佳奈氏:多くの企業は、質の良い木材を求められます。これは質が良い方が製造時の効率が良くなるためです。しかし、カリモク家具さんは、林業の流通過程で廃棄されてしまう材料に注目されます。たとえば、木の中でも樹皮に近い、淡色で柔らかい白太を含む木材を使ったテーブルの天板。白太の部分は、芯に近い赤太との色の差が大きく使いづらいので、昔も今もほとんどの企業は使いませんが、カリモク家具さんは塗装での補正を行って品質を担保しながらデザインとしてうまく活かしてくださいました。
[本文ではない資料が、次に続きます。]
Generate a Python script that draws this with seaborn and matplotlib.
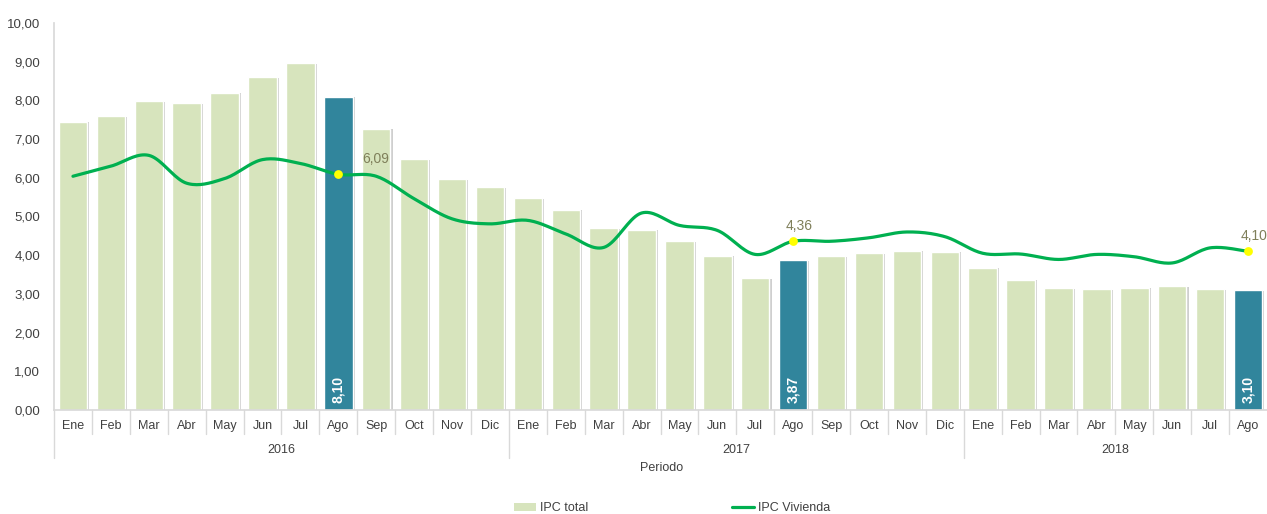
import numpy as np
import pandas as pd
import seaborn as sns
import matplotlib
matplotlib.use("Agg")
import matplotlib.pyplot as plt
import matplotlib.patheffects as pe
from matplotlib.lines import Line2D
from matplotlib.patches import Patch

# data
months = ["Ene", "Feb", "Mar", "Abr", "May", "Jun", "Jul", "Ago", "Sep", "Oct", "Nov", "Dic",
          "Ene", "Feb", "Mar", "Abr", "May", "Jun", "Jul", "Ago", "Sep", "Oct", "Nov", "Dic",
          "Ene", "Feb", "Mar", "Abr", "May", "Jun", "Jul", "Ago"]
years = ["2016", "2017", "2018"]
year_lengths = [12, 12, 8]
ipc_total = [7.45, 7.59, 7.98, 7.93, 8.20, 8.60, 8.97, 8.10, 7.27, 6.48, 5.96, 5.75,
             5.47, 5.18, 4.69, 4.66, 4.37, 3.99, 3.40, 3.87, 3.97, 4.05, 4.12, 4.09,
             3.68, 3.37, 3.14, 3.13, 3.16, 3.20, 3.12, 3.10]
ipc_vivienda = [6.04, 6.30, 6.58, 5.86, 5.98, 6.47, 6.37, 6.09, 6.04, 5.46, 4.94, 4.81,
                4.90, 4.55, 4.20, 5.09, 4.77, 4.64, 4.02, 4.36, 4.36, 4.45, 4.60, 4.48,
                4.05, 4.03, 3.89, 4.02, 3.96, 3.80, 4.19, 4.10]
highlight = [7, 19, 31]  # Agosto de cada año

LIGHT = "#d7e4bd"
DARK = "#31859c"
LINE = "#00b050"
TXT = "#404040"


def fmt(v):
    return f"{v:.2f}".replace(".", ",")


def smooth(y, n=20):
    # curva suavizada tipo Excel (Catmull-Rom en forma Bezier)
    p = np.column_stack([np.arange(len(y)), y]).astype(float)
    pts = []
    for i in range(len(p) - 1):
        p0 = p[i - 1] if i > 0 else p[i]
        p3 = p[i + 2] if i + 2 < len(p) else p[i + 1]
        b0, b3 = p[i], p[i + 1]
        b1 = b0 + (b3 - p0) / 6
        b2 = b3 - (p3 - b0) / 6
        t = np.linspace(0, 1, n)[:, None]
        seg = (1 - t) ** 3 * b0 + 3 * (1 - t) ** 2 * t * b1 + 3 * (1 - t) * t ** 2 * b2 + t ** 3 * b3
        pts.append(seg if i == 0 else seg[1:])
    pts = np.vstack(pts)
    return pts[:, 0], pts[:, 1]


sns.set_theme(style="white")
plt.rcParams["font.family"] = ["Liberation Sans", "DejaVu Sans"]

df = pd.DataFrame({"pos": range(len(months)), "total": ipc_total})
colors = [DARK if i in highlight else LIGHT for i in range(len(months))]

fig = plt.figure(figsize=(12.67, 5.14), dpi=100)
ax = fig.add_axes([54 / 1267, 1 - 410 / 514, 1 - 54 / 1267, 387 / 514])

sns.barplot(data=df, x="pos", y="total", hue="pos", palette=colors, legend=False,
            width=0.75, saturation=1, ax=ax)
for bar in ax.patches:
    bar.set_path_effects([pe.SimplePatchShadow(offset=(1.5, -0.5), shadow_rgbFace="#b0b0b0", alpha=0.6),
                          pe.Normal()])

xs, ys = smooth(ipc_vivienda)
sns.lineplot(x=xs, y=ys, color=LINE, linewidth=2.3, ax=ax, sort=False, zorder=4)

# etiquetas de Agosto
for k, i in enumerate(highlight):
    ax.text(i, 0.17, fmt(ipc_total[i]), rotation=90, ha="center", va="bottom",
            color="white", fontsize=10, fontweight="bold", zorder=5)
    ax.scatter([i], [ipc_vivienda[i]], s=40, color="#ffff00", zorder=6, linewidths=0)
    dx = 27 if k == 0 else 4
    ax.annotate(fmt(ipc_vivienda[i]), (i, ipc_vivienda[i]), xytext=(dx, 11),
                textcoords="offset points", ha="center", va="center",
                color="#7f7f5a", fontsize=10, zorder=6)

ax.set_xlim(-0.5, len(months) - 0.5)
ax.set_ylim(0, 10)
ax.set_yticks(np.arange(0, 11, 1))
ax.set_yticklabels([fmt(v) for v in np.arange(0, 11, 1)], color=TXT, fontsize=9.5)
ax.tick_params(axis="y", length=0, pad=10)
ax.set_xticks([])
ax.set_xlabel("")
ax.set_ylabel("")
for s in ["top", "right"]:
    ax.spines[s].set_visible(False)
ax.spines["left"].set_color("#d9d9d9")
ax.spines["bottom"].set_color("#d9d9d9")

# eje de categorias en dos niveles
tr = ax.get_xaxis_transform()
month_h = 24 / 387
year_h = 48 / 387
bounds = np.cumsum([0] + year_lengths) - 0.5
for i in range(len(months)):
    ax.text(i, -16 / 387, months[i], transform=tr, ha="center", va="center",
            fontsize=9, color=TXT)
    if i > 0 and (i - 0.5) not in bounds:
        ax.plot([i - 0.5, i - 0.5], [0, -month_h], transform=tr, color="#d9d9d9",
                lw=1, clip_on=False)
for b in bounds[:-1]:
    ax.plot([b, b], [0, -year_h], transform=tr, color="#d9d9d9", lw=1, clip_on=False)
for y, a, b in zip(years, bounds[:-1], bounds[1:]):
    ax.text((a + b) / 2, -40 / 387, y, transform=tr, ha="center", va="center",
            fontsize=9, color=TXT)

fig.text(662 / 1267, 1 - 468 / 514, "Periodo", ha="center", va="center", fontsize=9, color=TXT)

handles = [Patch(facecolor=LIGHT, edgecolor="none"),
           Line2D([0], [0], color=LINE, lw=2.3)]
fig.legend(handles, ["IPC total", "IPC Vivienda"], ncol=2, loc="center",
           bbox_to_anchor=(672 / 1267, 1 - 508 / 514), frameon=False, fontsize=9,
           handlelength=1.8, handleheight=0.6, handletextpad=0.3, columnspacing=11.5,
           labelcolor=TXT)

fig.savefig("out.png", dpi=100)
央氏:幅の狭い木材、広い木材とばらつきのある木を合わせて使う技術もあります。木材同士を接着して一枚のテーブルトップにする方法がありますが、幅に違いのある素材をランダムに組み合わせて1枚に仕上げていて、その工夫の仕方に驚きました。幅を同一にそろえることは技術的には可能ですが、幅をそろえる過程で使える資源を切ってしまいます。カリモク家具さんは、その資源を無駄にしないために、ランダムな幅の材料を使っています。同じ資源量でも、カリモク家具さんが使うと家具に使っていただける比率が高まるし、木の個性がより引き立つと感じます。

木材の確認

―道産材を持続可能にするために―
「山に戻るお金」を
増やすことの大切さ

――道産材を使い続けるために、三津橋産業がこれから進む道は?
央氏:長い間北海道の林業に携わってきた三津橋産業としても私個人としても、北海道の自然が育んだ道産材を未来の世代に受け継いでいってもらいたいと願っています。
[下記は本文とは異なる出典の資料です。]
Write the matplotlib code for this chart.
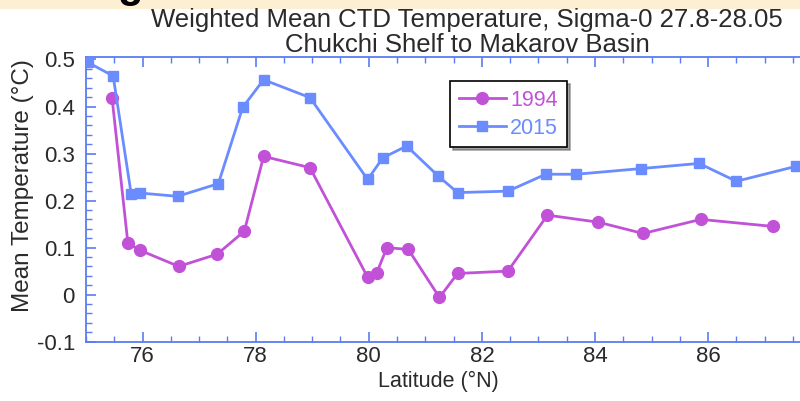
import matplotlib
matplotlib.use("Agg")
import matplotlib.pyplot as plt
from matplotlib.ticker import MultipleLocator
from matplotlib.patches import Rectangle

plt.rcParams['font.family'] = ['Liberation Sans', 'DejaVu Sans']

# data
lat_1994 = [75.46, 75.74, 75.96, 76.64, 77.32, 77.80, 78.14, 78.96, 79.98, 80.14,
            80.32, 80.70, 81.25, 81.57, 82.46, 83.16, 84.06, 84.85, 85.87, 87.15]
temp_1994 = [0.419, 0.110, 0.094, 0.060, 0.086, 0.135, 0.294, 0.270, 0.037, 0.046,
             0.100, 0.096, -0.006, 0.045, 0.050, 0.169, 0.154, 0.130, 0.160, 0.145]

lat_2015 = [75.03, 75.48, 75.80, 75.96, 76.62, 77.34, 77.77, 78.14, 78.96, 79.98,
            80.25, 80.67, 81.23, 81.57, 82.46, 83.13, 83.67, 84.81, 85.84, 86.50, 87.56]
temp_2015 = [0.494, 0.465, 0.213, 0.216, 0.209, 0.236, 0.398, 0.457, 0.419, 0.245,
             0.291, 0.316, 0.252, 0.217, 0.220, 0.256, 0.256, 0.268, 0.279, 0.241, 0.273]

x_ticks = [76, 78, 80, 82, 84, 86]
y_ticks = [-0.1, 0, 0.1, 0.2, 0.3, 0.4, 0.5]
y_labels = ['-0.1', '0', '0.1', '0.2', '0.3', '0.4', '0.5']

purple = '#c152d8'
blue = '#6a8cff'
axis_blue = '#5a7cf0'
txt = '#2a2a2a'

fig = plt.figure(figsize=(8, 4.01), dpi=100)

# strip of the slide above the chart
fig.patches.append(Rectangle((0, 1 - 9/401), 1, 9/401, transform=fig.transFigure,
                             facecolor='#fdf0d2', edgecolor='none', zorder=0))
fig.text(0.163, 1 + 3/401, 'g', fontsize=30, fontweight='bold', color='black',
         ha='center', va='baseline')

ax = fig.add_axes([0.1075, 0.148, 0.919, 0.7095])
ax.plot(lat_1994, temp_1994, '-o', color=purple, lw=2.0, ms=8.5, label='1994', zorder=3)
ax.plot(lat_2015, temp_2015, '-s', color=blue, lw=2.0, ms=7.5, label='2015', zorder=3)

ax.set_xlim(75, 88)
ax.set_ylim(-0.1, 0.505)
ax.set_xticks(x_ticks)
ax.xaxis.set_minor_locator(MultipleLocator(0.5))
ax.set_yticks(y_ticks)
ax.set_yticklabels(y_labels)
ax.yaxis.set_minor_locator(MultipleLocator(0.02))

for s in ax.spines.values():
    s.set_color(axis_blue)
    s.set_linewidth(1.3)
ax.spines['right'].set_visible(False)

ax.tick_params(which='both', direction='in', color=axis_blue, top=True, right=False,
               labelcolor=txt, labelsize=16)
ax.tick_params(which='major', length=7, width=1.2)
ax.tick_params(which='minor', length=4, width=1.0)
ax.tick_params(axis='y', pad=8)
ax.tick_params(axis='x', pad=3)

# axis titles sit off-centre in the original, so place them directly
fig.text(438/800, 1 - 387/401, 'Latitude (°N)', fontsize=15.5, color=txt,
         ha='center', va='baseline')
fig.text(23/800, 1 - 186/401, 'Mean Temperature (°C)', fontsize=17.5, color=txt,
         rotation=90, ha='center', va='center')

fig.text(467/800, 1 - 27/401, 'Weighted Mean CTD Temperature, Sigma-0 27.8-28.05',
         fontsize=18.5, color=txt, ha='center', va='baseline')
fig.text(467/800, 1 - 52/401, 'Chukchi Shelf to Makarov Basin',
         fontsize=18.5, color=txt, ha='center', va='baseline')

leg = ax.legend(loc='upper left', bbox_to_anchor=(450/800, 1 - 81/401),
                bbox_transform=fig.transFigure, borderaxespad=0, fancybox=False,
                shadow=True, edgecolor='black', fontsize=15.5, labelcolor='linecolor',
                handlelength=2.2, handletextpad=0.2, borderpad=0.4,
                labelspacing=0.32, framealpha=1)
leg.get_frame().set_linewidth(1.2)

fig.savefig('out.png', dpi=100)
佳奈氏:三津橋産業には、道産材に愛情を注ぐ若い従業員たちが働いているので、みんなで守っていきたいですね。かつては男性の職場だった林業の世界ですが、今は女性が働くことも珍しくなくなってきました。カリモク家具さんの若い経営陣や従業員の方々とお話をする機会もたくさんあるので、この関係性を次の世代につなげていきたいと私も思っています。
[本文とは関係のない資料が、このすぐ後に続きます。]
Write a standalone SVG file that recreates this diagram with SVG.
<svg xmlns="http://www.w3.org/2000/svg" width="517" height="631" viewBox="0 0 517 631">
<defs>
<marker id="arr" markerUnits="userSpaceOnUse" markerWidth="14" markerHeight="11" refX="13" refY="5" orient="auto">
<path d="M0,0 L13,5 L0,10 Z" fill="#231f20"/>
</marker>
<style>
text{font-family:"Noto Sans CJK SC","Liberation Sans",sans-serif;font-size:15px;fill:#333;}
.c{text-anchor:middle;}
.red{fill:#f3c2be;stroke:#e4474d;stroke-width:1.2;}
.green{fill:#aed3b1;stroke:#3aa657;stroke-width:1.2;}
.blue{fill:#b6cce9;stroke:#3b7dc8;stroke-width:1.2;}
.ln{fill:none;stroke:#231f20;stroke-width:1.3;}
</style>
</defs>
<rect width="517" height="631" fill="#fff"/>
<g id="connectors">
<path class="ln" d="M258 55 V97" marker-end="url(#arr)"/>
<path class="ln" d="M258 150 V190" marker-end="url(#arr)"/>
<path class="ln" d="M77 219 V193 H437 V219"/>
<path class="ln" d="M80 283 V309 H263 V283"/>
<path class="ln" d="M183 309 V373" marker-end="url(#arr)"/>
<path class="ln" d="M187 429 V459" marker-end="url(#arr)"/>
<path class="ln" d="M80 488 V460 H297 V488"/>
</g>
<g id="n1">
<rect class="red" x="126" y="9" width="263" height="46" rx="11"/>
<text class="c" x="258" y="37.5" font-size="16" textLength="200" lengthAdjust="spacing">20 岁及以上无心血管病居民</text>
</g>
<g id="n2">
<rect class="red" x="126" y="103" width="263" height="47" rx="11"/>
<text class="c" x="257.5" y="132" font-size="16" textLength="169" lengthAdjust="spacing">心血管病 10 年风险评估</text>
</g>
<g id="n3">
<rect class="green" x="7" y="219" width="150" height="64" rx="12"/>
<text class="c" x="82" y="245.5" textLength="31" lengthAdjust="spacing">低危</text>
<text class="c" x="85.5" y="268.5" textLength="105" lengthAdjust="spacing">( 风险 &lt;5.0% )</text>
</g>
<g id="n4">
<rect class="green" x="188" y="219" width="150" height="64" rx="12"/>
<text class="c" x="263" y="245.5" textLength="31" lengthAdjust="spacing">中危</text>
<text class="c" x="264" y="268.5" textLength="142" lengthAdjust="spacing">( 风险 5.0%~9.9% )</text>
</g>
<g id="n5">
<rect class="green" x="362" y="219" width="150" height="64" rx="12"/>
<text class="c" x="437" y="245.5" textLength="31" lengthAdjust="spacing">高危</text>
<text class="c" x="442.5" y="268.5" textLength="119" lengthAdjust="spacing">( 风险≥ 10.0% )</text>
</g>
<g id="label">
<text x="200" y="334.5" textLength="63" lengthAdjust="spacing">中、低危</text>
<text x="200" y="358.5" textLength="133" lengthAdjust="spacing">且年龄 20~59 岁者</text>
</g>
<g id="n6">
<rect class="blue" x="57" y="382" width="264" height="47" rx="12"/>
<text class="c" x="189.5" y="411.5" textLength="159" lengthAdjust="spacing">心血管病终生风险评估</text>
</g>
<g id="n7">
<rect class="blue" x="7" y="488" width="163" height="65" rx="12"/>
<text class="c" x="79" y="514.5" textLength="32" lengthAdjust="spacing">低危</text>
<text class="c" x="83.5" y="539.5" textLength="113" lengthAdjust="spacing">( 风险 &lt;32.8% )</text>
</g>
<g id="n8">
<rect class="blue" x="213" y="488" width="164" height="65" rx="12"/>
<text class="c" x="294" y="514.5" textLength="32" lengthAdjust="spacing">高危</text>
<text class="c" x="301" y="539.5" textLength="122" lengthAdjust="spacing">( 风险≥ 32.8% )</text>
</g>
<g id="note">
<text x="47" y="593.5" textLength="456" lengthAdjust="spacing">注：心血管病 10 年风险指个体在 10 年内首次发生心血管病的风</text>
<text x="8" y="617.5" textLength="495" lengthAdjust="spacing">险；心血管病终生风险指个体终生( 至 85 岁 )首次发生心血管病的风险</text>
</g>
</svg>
央氏:もう一つ大切なことは、「山に戻るお金を増やす」ことです。森林が減少している今、木や森が大切であることは、多くの人が感覚的に、あるいは知識として理解しているはず。しかし、経済性が伴っていないのが現状です。
林業や木材・建材産業にはかつて、「木材は叩けば安くなる」という考え方がありました。しかし木を育て、森を育むという営みを持続可能にしていくには、人手もお金も時間もかかります。林業を活性化させるためにも「山に戻るお金」を増やしていかないと。それを実現して初めて、持続可能な林業ができると思います。
――そのためには、何が必要だと思いますか?
央氏:木の価値を考え直す必要があると思います。昔から、太くて節もなく、木目がきれいに通った木材が「良質な木」とされてきましたが、それは人間の都合でしかありません。完璧な木材を求めるなら、もはやプリントでもいいわけです。長い時間をかけて育まれた木そのものを受け入れ、自然本来の姿に価値を見出す。今ある木材の価値が高まれば、山に戻るお金が増えます。
そして、その木を使って作られた家具を長く愛着を持って使い続けているうちに、やがて新しい木が育ちます。そうやって自然に敬意を払いながら共に歩むことが、森林を持続可能なものにしていくと信じています。